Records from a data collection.
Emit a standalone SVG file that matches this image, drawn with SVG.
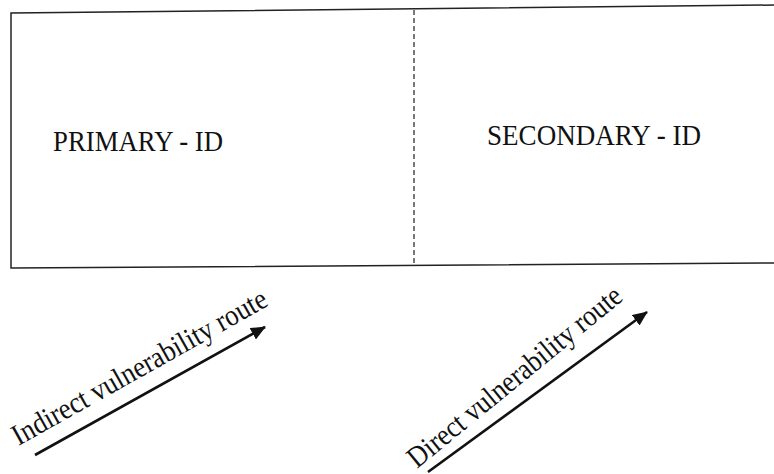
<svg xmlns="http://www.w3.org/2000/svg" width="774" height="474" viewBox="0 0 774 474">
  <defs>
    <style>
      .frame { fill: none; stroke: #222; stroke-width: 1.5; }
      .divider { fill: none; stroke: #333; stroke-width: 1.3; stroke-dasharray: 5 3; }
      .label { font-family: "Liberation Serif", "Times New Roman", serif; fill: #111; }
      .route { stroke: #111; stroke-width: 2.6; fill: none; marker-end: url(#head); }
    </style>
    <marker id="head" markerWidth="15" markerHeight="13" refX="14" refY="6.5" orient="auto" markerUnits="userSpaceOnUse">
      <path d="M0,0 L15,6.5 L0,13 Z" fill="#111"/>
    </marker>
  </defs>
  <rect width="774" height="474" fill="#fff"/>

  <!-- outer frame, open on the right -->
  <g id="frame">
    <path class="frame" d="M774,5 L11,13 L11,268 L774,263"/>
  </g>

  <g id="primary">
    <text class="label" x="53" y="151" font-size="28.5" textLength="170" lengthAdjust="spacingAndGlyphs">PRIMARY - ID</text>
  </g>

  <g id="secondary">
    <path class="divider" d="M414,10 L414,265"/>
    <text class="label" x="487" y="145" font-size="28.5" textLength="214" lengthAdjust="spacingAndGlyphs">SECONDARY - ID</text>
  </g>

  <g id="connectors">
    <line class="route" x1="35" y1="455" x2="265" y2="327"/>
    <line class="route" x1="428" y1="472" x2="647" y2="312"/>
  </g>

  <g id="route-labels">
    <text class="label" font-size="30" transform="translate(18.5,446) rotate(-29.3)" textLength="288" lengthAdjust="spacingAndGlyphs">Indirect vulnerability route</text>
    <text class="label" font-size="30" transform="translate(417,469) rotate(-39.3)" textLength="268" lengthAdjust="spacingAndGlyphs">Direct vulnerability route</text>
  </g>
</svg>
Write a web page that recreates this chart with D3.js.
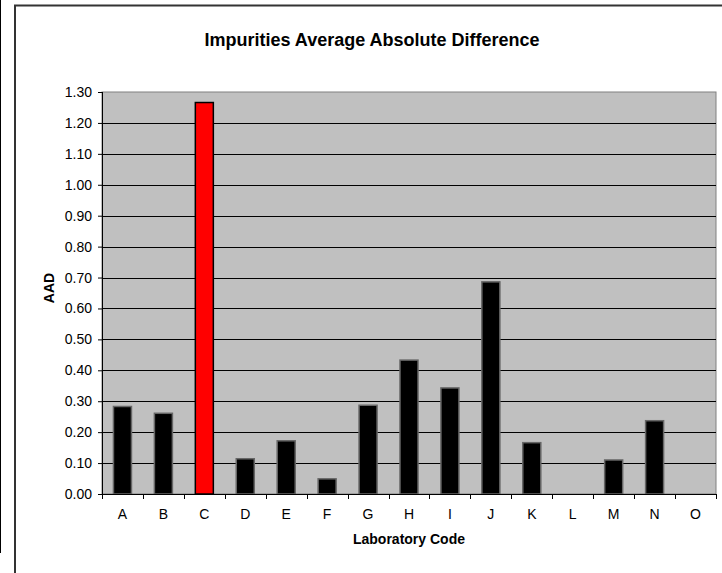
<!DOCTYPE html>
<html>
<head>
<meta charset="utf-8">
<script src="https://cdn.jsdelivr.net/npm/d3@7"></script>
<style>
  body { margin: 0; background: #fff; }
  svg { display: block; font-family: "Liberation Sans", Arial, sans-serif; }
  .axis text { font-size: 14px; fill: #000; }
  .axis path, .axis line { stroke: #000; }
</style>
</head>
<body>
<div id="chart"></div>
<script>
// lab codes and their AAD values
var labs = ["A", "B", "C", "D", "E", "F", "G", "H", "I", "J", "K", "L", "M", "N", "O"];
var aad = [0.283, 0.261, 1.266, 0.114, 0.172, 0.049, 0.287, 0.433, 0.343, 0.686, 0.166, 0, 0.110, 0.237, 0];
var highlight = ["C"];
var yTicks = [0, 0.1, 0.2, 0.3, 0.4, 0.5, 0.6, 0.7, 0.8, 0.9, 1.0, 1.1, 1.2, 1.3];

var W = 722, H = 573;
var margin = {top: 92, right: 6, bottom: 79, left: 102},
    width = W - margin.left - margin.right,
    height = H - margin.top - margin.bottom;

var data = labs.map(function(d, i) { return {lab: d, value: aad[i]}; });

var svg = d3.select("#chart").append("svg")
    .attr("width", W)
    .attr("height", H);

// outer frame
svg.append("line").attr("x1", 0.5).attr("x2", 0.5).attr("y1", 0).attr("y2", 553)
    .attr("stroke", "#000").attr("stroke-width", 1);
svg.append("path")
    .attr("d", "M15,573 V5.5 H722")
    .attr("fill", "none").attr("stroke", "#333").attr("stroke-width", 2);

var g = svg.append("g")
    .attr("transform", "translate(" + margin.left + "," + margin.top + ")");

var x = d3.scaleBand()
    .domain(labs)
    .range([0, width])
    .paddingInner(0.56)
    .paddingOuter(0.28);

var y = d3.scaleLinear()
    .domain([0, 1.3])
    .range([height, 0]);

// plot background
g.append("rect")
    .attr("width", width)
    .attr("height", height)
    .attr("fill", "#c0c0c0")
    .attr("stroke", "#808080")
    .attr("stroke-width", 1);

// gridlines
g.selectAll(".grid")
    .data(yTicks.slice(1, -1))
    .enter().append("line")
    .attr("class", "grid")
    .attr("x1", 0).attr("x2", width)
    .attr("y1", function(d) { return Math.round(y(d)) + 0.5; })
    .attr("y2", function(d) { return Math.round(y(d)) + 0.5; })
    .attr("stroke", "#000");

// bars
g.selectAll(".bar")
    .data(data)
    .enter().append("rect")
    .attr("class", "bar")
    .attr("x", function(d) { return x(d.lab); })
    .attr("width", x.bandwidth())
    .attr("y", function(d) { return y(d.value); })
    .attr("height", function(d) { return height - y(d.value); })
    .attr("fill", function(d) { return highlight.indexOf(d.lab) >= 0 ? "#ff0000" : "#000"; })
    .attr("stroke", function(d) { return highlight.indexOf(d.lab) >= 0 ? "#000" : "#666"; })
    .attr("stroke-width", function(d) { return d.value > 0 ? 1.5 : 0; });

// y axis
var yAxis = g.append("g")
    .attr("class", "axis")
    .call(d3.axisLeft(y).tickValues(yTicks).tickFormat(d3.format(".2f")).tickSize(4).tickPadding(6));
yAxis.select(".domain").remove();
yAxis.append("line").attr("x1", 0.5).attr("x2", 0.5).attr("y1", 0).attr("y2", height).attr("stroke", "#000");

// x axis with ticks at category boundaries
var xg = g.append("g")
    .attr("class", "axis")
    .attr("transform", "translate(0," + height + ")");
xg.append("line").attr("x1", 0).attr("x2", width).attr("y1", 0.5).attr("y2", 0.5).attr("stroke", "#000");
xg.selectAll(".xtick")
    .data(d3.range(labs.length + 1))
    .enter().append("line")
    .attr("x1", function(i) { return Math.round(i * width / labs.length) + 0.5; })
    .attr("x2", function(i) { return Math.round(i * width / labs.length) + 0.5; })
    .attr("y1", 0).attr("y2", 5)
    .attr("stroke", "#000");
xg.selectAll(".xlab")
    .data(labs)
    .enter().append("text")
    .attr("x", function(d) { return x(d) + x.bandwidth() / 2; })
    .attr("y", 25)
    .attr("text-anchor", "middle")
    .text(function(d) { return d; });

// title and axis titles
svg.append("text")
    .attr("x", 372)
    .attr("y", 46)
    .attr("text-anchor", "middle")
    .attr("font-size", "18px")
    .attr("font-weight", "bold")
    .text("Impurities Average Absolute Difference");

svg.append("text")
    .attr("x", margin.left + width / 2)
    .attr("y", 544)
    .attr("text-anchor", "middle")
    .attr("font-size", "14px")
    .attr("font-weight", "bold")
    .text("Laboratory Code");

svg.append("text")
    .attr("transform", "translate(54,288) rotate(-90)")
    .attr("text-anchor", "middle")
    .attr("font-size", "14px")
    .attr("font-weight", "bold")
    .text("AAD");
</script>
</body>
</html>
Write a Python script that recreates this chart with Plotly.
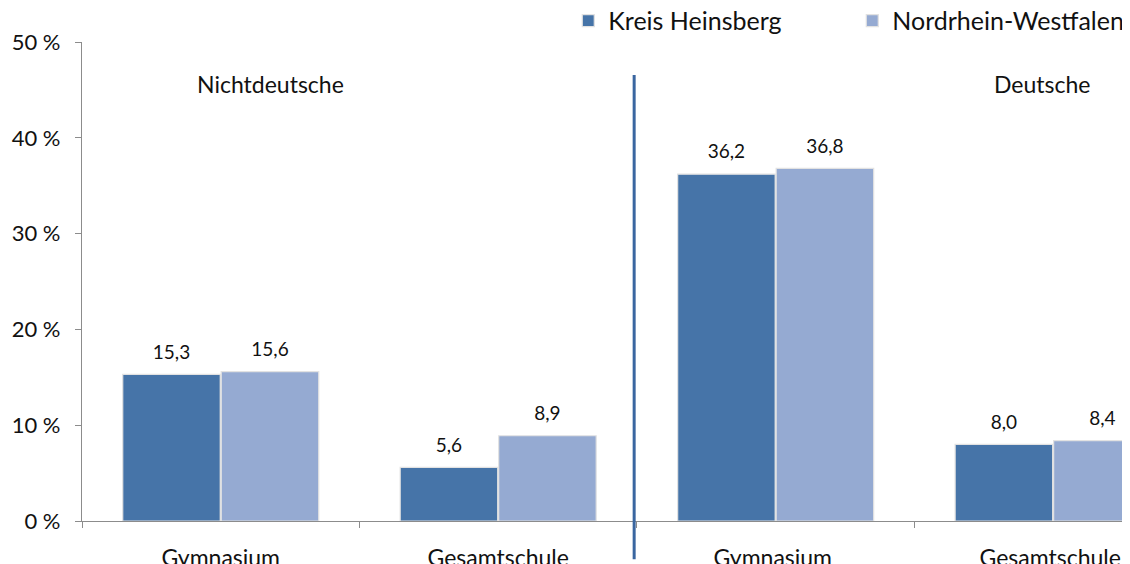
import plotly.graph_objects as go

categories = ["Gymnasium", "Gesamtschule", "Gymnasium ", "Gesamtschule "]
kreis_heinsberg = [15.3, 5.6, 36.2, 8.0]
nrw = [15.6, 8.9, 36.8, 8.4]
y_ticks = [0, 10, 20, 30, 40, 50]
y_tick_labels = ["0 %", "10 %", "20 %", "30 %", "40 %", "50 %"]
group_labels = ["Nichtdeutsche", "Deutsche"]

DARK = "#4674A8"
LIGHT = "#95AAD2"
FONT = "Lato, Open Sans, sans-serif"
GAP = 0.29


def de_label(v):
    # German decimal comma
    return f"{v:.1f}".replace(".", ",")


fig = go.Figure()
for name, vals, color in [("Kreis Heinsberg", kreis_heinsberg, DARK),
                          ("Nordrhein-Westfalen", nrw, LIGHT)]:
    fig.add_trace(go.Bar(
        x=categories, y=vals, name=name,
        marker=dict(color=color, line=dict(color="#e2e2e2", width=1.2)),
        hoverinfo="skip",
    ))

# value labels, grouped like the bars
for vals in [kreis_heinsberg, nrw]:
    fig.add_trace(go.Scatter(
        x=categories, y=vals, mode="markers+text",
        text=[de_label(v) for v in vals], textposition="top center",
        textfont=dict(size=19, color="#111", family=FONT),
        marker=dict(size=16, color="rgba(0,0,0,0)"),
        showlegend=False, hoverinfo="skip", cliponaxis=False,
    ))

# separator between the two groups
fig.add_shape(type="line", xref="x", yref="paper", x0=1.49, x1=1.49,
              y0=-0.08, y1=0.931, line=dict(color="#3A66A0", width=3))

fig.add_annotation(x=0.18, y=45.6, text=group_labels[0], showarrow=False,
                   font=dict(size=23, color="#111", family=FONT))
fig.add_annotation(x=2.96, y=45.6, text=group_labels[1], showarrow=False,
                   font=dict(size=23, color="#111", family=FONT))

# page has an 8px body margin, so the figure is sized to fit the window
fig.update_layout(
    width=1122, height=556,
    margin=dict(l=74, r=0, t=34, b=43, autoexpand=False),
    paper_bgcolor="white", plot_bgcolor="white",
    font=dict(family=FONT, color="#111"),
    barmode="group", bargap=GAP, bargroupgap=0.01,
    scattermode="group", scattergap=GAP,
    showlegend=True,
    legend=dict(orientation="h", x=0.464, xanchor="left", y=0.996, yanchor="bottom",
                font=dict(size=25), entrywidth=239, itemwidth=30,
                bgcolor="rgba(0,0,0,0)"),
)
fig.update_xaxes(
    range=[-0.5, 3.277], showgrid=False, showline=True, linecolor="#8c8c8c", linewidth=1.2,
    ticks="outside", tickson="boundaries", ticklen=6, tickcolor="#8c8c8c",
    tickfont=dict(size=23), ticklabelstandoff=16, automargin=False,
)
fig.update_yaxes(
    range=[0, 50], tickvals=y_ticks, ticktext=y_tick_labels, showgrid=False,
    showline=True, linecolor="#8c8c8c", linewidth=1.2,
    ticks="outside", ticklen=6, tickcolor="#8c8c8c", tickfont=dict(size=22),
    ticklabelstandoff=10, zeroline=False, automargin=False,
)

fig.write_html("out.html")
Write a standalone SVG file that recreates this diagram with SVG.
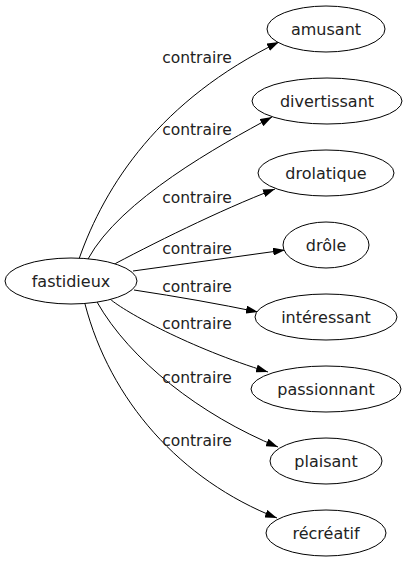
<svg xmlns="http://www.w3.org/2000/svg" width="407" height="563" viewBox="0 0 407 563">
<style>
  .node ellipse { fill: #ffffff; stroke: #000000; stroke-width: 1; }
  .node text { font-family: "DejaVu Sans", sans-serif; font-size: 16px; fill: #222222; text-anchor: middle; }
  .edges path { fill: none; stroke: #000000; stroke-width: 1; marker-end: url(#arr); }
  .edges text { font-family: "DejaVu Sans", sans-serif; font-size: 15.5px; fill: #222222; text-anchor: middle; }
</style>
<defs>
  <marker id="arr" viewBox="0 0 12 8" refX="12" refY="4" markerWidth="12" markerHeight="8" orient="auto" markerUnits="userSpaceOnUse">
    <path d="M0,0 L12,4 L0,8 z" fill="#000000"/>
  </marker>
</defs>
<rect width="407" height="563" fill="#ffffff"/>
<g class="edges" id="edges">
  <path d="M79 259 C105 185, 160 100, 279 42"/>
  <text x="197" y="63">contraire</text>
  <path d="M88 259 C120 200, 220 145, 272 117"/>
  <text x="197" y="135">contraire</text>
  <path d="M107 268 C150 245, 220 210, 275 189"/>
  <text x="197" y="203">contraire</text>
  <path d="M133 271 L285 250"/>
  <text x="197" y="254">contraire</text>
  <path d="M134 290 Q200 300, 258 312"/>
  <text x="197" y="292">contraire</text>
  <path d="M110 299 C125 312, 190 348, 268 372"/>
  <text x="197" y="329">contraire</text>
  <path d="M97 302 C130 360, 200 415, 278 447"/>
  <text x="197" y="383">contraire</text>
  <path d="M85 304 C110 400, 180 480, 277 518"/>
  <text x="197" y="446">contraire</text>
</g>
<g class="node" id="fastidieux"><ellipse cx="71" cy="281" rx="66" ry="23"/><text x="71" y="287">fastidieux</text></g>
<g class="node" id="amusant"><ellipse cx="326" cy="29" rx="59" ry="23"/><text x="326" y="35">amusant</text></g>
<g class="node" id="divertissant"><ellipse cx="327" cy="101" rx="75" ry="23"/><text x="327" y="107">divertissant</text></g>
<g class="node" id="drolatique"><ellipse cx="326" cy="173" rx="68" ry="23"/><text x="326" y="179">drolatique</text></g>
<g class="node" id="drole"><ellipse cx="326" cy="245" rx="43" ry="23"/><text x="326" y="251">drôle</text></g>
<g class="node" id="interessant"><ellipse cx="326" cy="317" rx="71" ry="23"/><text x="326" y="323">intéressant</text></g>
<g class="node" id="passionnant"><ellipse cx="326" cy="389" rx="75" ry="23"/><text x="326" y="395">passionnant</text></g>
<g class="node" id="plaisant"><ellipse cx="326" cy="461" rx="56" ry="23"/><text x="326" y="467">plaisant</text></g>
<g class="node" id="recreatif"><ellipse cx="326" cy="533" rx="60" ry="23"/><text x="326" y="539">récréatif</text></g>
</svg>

Exercise.
Please quote only the span of lines whose first line contains "Write a web" and whose last line contains "height = H - margin.top - margin.bottom;", leaving every picture out.

Result.
Write a web page that recreates this chart with D3.js.
<!DOCTYPE html>
<html>
<head>
<meta charset="utf-8">
<script src="https://cdn.jsdelivr.net/npm/d3@7"></script>
<style>
  body { margin: 0; background: #fff; }
  svg { display: block; font-family: "Liberation Sans", Arial, sans-serif; }
  .axis text { font-size: 14px; fill: #000; }
  .axis path, .axis line { stroke: #000; }
</style>
</head>
<body>
<div id="chart"></div>
<script>
// lab codes and their AAD values
var labs = ["A", "B", "C", "D", "E", "F", "G", "H", "I", "J", "K", "L", "M", "N", "O"];
var aad = [0.283, 0.261, 1.266, 0.114, 0.172, 0.049, 0.287, 0.433, 0.343, 0.686, 0.166, 0, 0.110, 0.237, 0];
var highlight = ["C"];
var yTicks = [0, 0.1, 0.2, 0.3, 0.4, 0.5, 0.6, 0.7, 0.8, 0.9, 1.0, 1.1, 1.2, 1.3];

var W = 722, H = 573;
var margin = {top: 92, right: 6, bottom: 79, left: 102},
    width = W - margin.left - margin.right,
    height = H - margin.top - margin.bottom;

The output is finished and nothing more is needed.